When extrapolating this observation, one can even envisage superior effects from properly conducted OG walking, especially when in the experimental group BWS is incorrectly maintained at high levels throughout the training period on the treadmill.5, 15

SCILT confirmed that ‘enriched’ aided over-ground and treadmill training can produce similar results, but fails, however, to tell us formally whether the novel principles of training, not named but well applied in SCILT (see Methods in Dobkin et al.4, 5), are more effective than the ‘conventional’ (less walking-intensive) physio-therapy before the LB era. This ignorance barely hides that the final design of the randomized trial missed to answer the question originally set (by NIH) to comparatively evaluate conventional and LB therapy. Walking severely paralyzed acute and chronic SCI patients over ground in an upright position is not trivial (risks of orthostatic failures, falls due to heavy body weight, fading muscle strength, difficulty in passive limb setting, and so on) but consumes more of the patient energy and demands more effort from patients and (a larger number) of therapists. In fact, it is quite likely and understandable that the enormous effort necessary to train near completely paralyzed acute SCI patients OG without a treadmill and suspension in real life hindered and prohibited the proper and early application of locomotor training to those patients.

In this light, the recent suggestion6 of not to perform regular or robot-aided body-weight supported treadmill therapy as long as its superiority over enriched OG walking is not shown in randomized clinical trials seems more of a theoretical value and is incorrect. Taken seriously, such statement immediately would disclose severely paralyzed patients not capable of carrying their body weight or high tetraplegics with little or no use of the arms from the only practicable locomotor training available to them at the time.

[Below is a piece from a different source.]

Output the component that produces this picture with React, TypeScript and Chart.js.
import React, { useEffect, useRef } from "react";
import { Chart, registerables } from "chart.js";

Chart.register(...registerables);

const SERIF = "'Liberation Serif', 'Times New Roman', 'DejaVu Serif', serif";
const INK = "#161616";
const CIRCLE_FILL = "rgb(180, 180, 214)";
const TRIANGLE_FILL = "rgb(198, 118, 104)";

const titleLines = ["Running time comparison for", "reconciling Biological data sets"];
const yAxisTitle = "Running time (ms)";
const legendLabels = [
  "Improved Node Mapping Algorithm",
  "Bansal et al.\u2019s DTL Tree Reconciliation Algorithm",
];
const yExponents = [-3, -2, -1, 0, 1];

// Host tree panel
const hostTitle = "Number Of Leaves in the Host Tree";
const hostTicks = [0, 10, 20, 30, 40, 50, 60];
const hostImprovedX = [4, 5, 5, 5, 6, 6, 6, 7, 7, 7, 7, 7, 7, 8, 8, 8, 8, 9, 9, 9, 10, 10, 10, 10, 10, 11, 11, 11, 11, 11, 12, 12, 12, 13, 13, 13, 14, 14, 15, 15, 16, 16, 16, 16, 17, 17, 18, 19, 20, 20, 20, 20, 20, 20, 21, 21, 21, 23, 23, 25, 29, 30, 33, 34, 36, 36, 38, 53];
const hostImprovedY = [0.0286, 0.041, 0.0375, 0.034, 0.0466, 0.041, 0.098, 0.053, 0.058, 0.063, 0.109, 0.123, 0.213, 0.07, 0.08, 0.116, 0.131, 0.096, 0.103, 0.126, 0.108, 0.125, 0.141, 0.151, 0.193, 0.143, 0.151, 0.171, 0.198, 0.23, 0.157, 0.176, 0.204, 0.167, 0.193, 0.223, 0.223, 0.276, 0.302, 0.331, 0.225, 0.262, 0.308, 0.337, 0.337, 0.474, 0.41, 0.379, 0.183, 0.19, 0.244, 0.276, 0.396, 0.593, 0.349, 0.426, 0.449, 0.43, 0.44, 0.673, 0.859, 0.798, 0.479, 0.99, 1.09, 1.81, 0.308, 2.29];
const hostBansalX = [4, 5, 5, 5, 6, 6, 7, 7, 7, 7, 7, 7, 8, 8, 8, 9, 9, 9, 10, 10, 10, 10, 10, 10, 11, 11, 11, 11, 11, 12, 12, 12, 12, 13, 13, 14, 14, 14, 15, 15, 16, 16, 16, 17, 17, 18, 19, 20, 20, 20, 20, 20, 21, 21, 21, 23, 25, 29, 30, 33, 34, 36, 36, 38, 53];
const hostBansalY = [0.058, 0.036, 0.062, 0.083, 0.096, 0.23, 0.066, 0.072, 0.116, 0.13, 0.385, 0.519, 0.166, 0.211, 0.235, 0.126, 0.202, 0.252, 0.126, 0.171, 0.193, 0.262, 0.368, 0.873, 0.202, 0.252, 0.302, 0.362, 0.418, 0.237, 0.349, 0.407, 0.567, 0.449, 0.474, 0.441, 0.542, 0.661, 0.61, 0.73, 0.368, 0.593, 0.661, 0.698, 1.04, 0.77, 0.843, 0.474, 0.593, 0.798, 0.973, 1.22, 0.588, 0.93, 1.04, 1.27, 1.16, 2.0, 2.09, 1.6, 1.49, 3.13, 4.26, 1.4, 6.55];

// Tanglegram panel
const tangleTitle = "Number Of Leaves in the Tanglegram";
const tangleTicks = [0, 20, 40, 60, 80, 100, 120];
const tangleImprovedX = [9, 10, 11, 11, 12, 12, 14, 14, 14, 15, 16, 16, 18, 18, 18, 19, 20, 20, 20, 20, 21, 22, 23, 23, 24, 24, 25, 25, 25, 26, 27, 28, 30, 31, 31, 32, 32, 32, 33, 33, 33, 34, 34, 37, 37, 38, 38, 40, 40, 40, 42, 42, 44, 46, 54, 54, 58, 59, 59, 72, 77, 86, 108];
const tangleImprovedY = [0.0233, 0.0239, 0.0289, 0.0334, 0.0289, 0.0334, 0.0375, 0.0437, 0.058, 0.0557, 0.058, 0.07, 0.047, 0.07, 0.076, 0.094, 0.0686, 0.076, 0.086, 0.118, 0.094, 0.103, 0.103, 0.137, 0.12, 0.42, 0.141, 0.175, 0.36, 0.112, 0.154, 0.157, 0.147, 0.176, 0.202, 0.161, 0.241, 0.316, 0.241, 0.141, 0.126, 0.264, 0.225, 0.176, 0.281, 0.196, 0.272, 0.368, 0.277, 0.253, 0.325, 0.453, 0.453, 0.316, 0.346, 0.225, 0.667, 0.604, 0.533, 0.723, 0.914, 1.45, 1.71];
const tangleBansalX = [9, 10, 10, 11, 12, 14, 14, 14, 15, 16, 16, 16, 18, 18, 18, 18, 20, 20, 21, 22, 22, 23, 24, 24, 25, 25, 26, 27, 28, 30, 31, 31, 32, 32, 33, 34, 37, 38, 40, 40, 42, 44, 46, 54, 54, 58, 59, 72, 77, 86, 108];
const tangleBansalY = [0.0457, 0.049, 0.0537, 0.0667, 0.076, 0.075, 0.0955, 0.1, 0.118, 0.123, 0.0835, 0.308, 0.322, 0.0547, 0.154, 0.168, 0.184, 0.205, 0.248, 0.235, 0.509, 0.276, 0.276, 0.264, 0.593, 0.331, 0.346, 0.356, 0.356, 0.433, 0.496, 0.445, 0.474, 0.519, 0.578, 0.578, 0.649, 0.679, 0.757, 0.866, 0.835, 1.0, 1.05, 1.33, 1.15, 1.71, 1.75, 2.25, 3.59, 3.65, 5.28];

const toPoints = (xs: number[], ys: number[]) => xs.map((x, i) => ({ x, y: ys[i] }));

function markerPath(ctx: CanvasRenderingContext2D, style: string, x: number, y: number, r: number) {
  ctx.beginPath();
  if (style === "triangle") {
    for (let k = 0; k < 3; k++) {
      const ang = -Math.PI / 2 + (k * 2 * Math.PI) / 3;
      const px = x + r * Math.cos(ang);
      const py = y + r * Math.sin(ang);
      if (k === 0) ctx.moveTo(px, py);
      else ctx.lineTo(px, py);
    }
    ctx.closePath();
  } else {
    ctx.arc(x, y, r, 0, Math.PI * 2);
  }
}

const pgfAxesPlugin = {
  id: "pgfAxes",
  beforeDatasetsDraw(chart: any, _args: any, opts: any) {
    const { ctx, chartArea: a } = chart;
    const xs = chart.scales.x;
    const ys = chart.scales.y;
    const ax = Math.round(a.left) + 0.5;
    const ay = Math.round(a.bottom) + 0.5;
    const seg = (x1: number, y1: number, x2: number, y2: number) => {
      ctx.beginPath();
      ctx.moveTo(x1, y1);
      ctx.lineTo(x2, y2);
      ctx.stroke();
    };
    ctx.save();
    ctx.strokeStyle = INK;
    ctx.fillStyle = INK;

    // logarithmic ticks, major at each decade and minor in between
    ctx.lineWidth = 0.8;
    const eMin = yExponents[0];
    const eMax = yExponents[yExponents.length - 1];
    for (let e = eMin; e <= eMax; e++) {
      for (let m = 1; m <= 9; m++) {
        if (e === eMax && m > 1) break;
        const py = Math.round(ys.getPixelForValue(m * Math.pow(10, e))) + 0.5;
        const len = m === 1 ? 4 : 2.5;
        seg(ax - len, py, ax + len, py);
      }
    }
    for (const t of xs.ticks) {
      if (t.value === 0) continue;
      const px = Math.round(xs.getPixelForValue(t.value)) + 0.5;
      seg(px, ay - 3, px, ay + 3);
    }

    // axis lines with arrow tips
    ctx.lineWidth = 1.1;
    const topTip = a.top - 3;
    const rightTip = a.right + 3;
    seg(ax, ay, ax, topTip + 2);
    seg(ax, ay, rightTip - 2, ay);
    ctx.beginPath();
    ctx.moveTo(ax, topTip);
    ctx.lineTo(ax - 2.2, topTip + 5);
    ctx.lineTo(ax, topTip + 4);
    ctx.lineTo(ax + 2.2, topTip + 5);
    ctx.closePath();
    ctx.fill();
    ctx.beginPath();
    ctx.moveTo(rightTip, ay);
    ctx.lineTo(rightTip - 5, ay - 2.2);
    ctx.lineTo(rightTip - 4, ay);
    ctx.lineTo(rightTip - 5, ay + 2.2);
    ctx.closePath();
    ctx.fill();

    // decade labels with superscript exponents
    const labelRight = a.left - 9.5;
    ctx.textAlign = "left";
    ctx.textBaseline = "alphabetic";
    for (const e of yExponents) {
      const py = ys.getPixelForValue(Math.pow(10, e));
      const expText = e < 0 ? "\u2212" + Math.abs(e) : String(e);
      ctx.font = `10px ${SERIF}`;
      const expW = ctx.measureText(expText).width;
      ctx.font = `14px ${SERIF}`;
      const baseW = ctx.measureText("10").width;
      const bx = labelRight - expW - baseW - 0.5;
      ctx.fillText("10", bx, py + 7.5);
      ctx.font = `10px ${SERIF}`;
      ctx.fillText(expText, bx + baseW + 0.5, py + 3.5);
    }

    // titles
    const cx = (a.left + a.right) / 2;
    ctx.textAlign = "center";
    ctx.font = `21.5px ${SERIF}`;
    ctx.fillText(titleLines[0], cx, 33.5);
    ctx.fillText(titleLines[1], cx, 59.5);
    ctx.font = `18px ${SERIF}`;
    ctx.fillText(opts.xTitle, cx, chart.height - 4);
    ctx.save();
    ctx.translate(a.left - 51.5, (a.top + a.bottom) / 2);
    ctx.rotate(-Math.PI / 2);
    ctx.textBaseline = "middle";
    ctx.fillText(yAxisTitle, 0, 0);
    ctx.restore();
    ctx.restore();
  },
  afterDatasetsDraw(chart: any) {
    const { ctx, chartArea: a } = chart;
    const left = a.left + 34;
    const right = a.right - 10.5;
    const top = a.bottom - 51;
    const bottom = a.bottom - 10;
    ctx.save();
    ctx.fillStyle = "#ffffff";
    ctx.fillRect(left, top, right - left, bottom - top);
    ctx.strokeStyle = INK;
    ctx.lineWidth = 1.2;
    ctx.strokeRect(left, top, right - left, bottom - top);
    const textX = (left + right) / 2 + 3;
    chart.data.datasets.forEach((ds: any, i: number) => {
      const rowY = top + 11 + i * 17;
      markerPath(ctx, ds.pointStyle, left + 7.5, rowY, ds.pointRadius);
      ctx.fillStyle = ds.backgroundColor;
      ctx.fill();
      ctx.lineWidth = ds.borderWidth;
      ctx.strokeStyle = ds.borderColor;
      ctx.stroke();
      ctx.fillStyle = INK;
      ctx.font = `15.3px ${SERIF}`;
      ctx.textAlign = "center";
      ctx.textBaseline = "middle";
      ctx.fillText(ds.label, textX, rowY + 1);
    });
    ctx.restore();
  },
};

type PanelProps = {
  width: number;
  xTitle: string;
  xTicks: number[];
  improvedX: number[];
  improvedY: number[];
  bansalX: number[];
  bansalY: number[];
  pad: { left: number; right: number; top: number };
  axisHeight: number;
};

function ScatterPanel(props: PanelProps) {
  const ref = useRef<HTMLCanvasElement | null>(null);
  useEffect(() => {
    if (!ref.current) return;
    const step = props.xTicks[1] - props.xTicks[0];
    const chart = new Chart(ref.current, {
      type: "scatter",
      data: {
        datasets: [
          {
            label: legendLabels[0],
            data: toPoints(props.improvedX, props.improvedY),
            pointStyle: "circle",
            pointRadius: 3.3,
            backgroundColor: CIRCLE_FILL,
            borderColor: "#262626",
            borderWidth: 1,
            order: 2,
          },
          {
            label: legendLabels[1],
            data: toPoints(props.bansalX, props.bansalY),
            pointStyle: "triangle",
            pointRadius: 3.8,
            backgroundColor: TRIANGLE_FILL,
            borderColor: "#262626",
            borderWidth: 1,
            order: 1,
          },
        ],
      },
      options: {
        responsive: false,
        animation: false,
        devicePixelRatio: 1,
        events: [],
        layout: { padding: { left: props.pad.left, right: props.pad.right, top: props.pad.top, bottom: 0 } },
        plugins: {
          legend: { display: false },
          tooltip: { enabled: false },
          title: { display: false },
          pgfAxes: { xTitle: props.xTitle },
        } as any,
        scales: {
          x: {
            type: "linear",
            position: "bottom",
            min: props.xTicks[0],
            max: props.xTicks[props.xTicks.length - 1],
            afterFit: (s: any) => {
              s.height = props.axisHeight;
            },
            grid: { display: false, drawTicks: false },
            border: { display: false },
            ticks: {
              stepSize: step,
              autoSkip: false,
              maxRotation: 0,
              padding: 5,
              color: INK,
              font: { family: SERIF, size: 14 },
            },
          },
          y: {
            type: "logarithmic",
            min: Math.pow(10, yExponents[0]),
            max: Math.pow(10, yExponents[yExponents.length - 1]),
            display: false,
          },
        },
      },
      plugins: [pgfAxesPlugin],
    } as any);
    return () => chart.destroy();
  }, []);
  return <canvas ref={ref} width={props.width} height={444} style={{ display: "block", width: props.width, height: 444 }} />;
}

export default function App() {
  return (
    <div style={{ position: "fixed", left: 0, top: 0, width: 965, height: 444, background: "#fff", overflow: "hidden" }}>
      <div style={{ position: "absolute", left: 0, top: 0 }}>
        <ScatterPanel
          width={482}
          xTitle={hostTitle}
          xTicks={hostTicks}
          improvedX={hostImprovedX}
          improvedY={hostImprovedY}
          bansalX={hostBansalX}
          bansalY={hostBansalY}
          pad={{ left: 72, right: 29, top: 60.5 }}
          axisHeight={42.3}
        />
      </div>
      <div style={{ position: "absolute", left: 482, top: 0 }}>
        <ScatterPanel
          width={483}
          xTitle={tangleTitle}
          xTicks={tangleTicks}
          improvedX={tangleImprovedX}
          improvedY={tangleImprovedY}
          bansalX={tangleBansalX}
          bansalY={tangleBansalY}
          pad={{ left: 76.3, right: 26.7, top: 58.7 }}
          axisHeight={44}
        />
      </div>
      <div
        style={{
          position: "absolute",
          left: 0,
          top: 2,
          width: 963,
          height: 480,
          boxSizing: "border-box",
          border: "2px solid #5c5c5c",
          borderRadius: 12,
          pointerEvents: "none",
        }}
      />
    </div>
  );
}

Harvey1 quite rightly highlights the brilliance of randomizing incoming data. The case described here gives an example just how vulnerable even the best-designed RCT may be. It also shows that retrospective sampling is quite valid, in particular when complex therapies for complex diseases are to be tested. In this RCT, ill-definition and multiple use of the term ‘conventional’ and the missing comparison with a retrospective control group in SCILT turned out to be highly confusing. The notion that ‘conventional locomotor therapy is as good as LB therapy’ is simply wrong as it stands and is misleading readers and clinical investigators even today. The correct outcome is as follows: Aided OG walking can be as effective as LB therapy when performed in sufficient quality and amounts; the latter might not be available outside well funded investigations, however.

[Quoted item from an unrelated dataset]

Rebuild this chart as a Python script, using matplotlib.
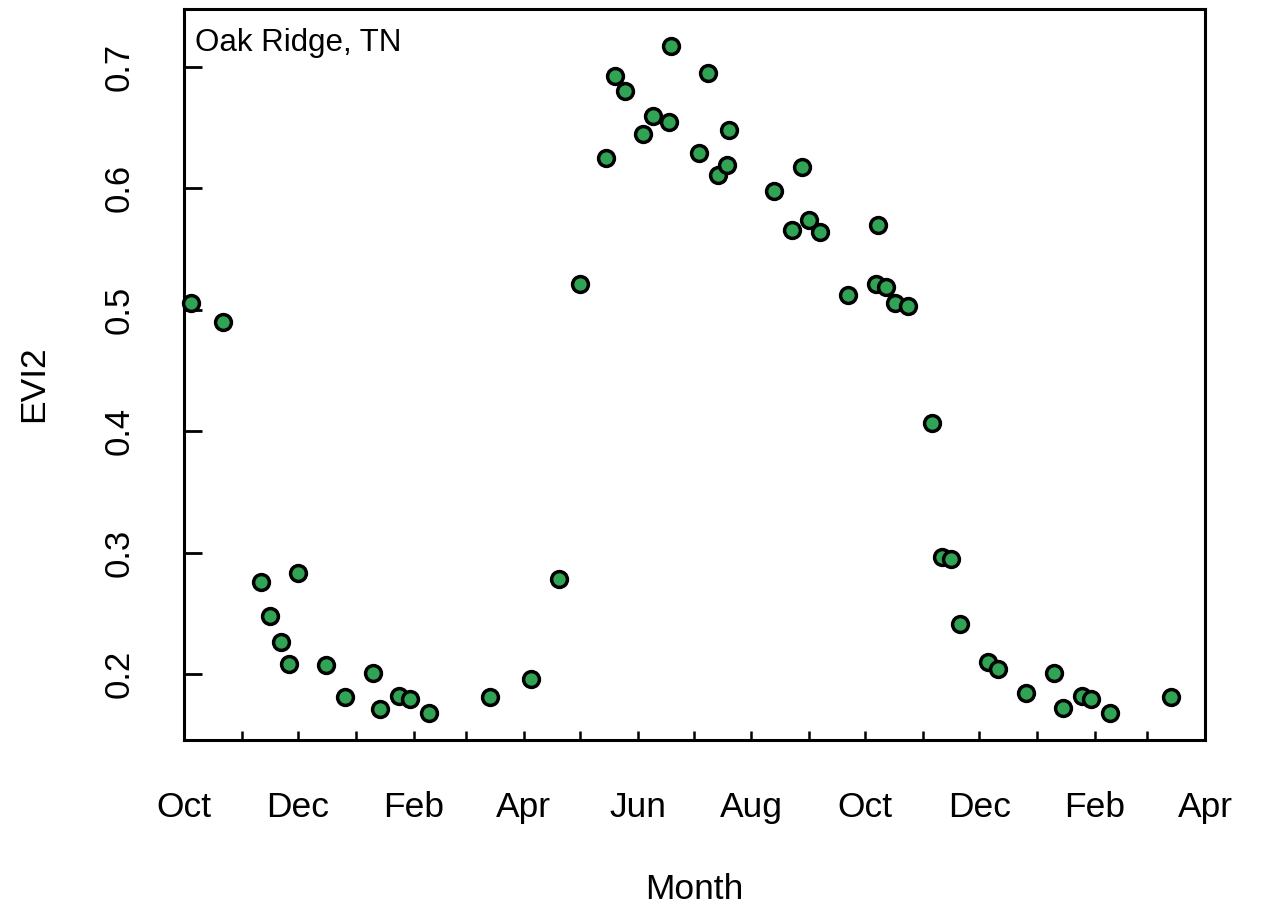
import pandas as pd
import matplotlib
matplotlib.use("Agg")
import matplotlib.pyplot as plt
import matplotlib.dates as mdates

# EVI2 time series, Oak Ridge, TN
dates = [
    "2012-10-05", "2012-10-22", "2012-11-11", "2012-11-16", "2012-11-22",
    "2012-11-26", "2012-12-01", "2012-12-16", "2012-12-26", "2013-01-10",
    "2013-01-14", "2013-01-24", "2013-01-30", "2013-02-09", "2013-03-14",
    "2013-04-05", "2013-04-20", "2013-05-01", "2013-05-15", "2013-05-20",
    "2013-05-25", "2013-06-04", "2013-06-09", "2013-06-18", "2013-06-19",
    "2013-07-04", "2013-07-09", "2013-07-14", "2013-07-19", "2013-07-20",
    "2013-08-13", "2013-08-23", "2013-08-28", "2013-09-01", "2013-09-07",
    "2013-09-22", "2013-10-07", "2013-10-08", "2013-10-12", "2013-10-17",
    "2013-10-24", "2013-11-06", "2013-11-11", "2013-11-16", "2013-11-21",
    "2013-12-06", "2013-12-11", "2013-12-26", "2014-01-10", "2014-01-15",
    "2014-01-25", "2014-01-30", "2014-02-09", "2014-03-14",
]
evi2 = [
    0.506, 0.490, 0.276, 0.248, 0.226,
    0.208, 0.283, 0.207, 0.181, 0.201,
    0.171, 0.182, 0.179, 0.168, 0.181,
    0.196, 0.278, 0.521, 0.625, 0.693,
    0.680, 0.645, 0.660, 0.655, 0.717,
    0.629, 0.695, 0.611, 0.619, 0.648,
    0.598, 0.566, 0.618, 0.574, 0.564,
    0.512, 0.521, 0.570, 0.519, 0.506,
    0.503, 0.407, 0.296, 0.295, 0.241,
    0.210, 0.204, 0.184, 0.201, 0.172,
    0.182, 0.179, 0.168, 0.181,
]
site = "Oak Ridge, TN"
y_ticks = [0.2, 0.3, 0.4, 0.5, 0.6, 0.7]

df = pd.DataFrame({"date": pd.to_datetime(dates), "evi2": evi2})

plt.rcParams["font.family"] = ["Liberation Sans", "DejaVu Sans"]

fig = plt.figure(figsize=(12.61, 9.08), dpi=100)
ax = fig.add_axes([184 / 1261, 168 / 908, 1021 / 1261, 731 / 908])

ax.plot(df["date"], df["evi2"], linestyle="none", marker="o",
        markersize=11.4, markerfacecolor="#31a354", markeredgecolor="black",
        markeredgewidth=2.5, clip_on=False, zorder=3)

ax.set_xlim(pd.Timestamp("2012-10-01"), pd.Timestamp("2014-04-01"))
ax.set_ylim(0.1456, 0.7478)

# labelled ticks every other month, plain ticks in between
ax.xaxis.set_major_locator(mdates.MonthLocator(bymonth=[2, 4, 6, 8, 10, 12]))
ax.xaxis.set_major_formatter(mdates.DateFormatter("%b"))
ax.xaxis.set_minor_locator(mdates.MonthLocator())
ax.set_yticks(y_ticks)
ax.set_yticklabels([f"{v:.1f}" for v in y_ticks], rotation=90, va="center")

ax.tick_params(axis="x", which="both", direction="in", length=6.7,
               width=1.8, pad=37, labelsize=25.5)
ax.tick_params(axis="y", direction="in", length=12.7, width=2.0,
               pad=35, labelsize=25)

for side in ax.spines.values():
    side.set_linewidth(2.2)

ax.set_xlabel("Month", fontsize=25.5, va="center")
ax.xaxis.set_label_coords(0.5, -0.205)
ax.set_ylabel("EVI2", fontsize=25.5, va="center")
ax.yaxis.set_label_coords(-0.147, 0.488)

ax.text(0.011, 0.974, site, transform=ax.transAxes, fontsize=22.5,
        ha="left", va="top")

fig.savefig("out.png", dpi=100)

Interesting is Harvey's suggestion to apply RCT to major fractions of a cohort, but how does this work in trials in which a novel therapy is tested for the first time and the responding population is not known yet? When does the problem of selection become prominent in RCT as well? Is there a chance to improve conditions to avoid ‘sampling bias’ for retrospective collections, for example, by first considering all patients who entered the clinic during a set period of time and selecting all patients who meet the defined inclusion and exclusion criteria and unequivocally make them members of the trial? Keep in mind that there are few if any institutions who would support an RCT without strong indications derived from historical controls.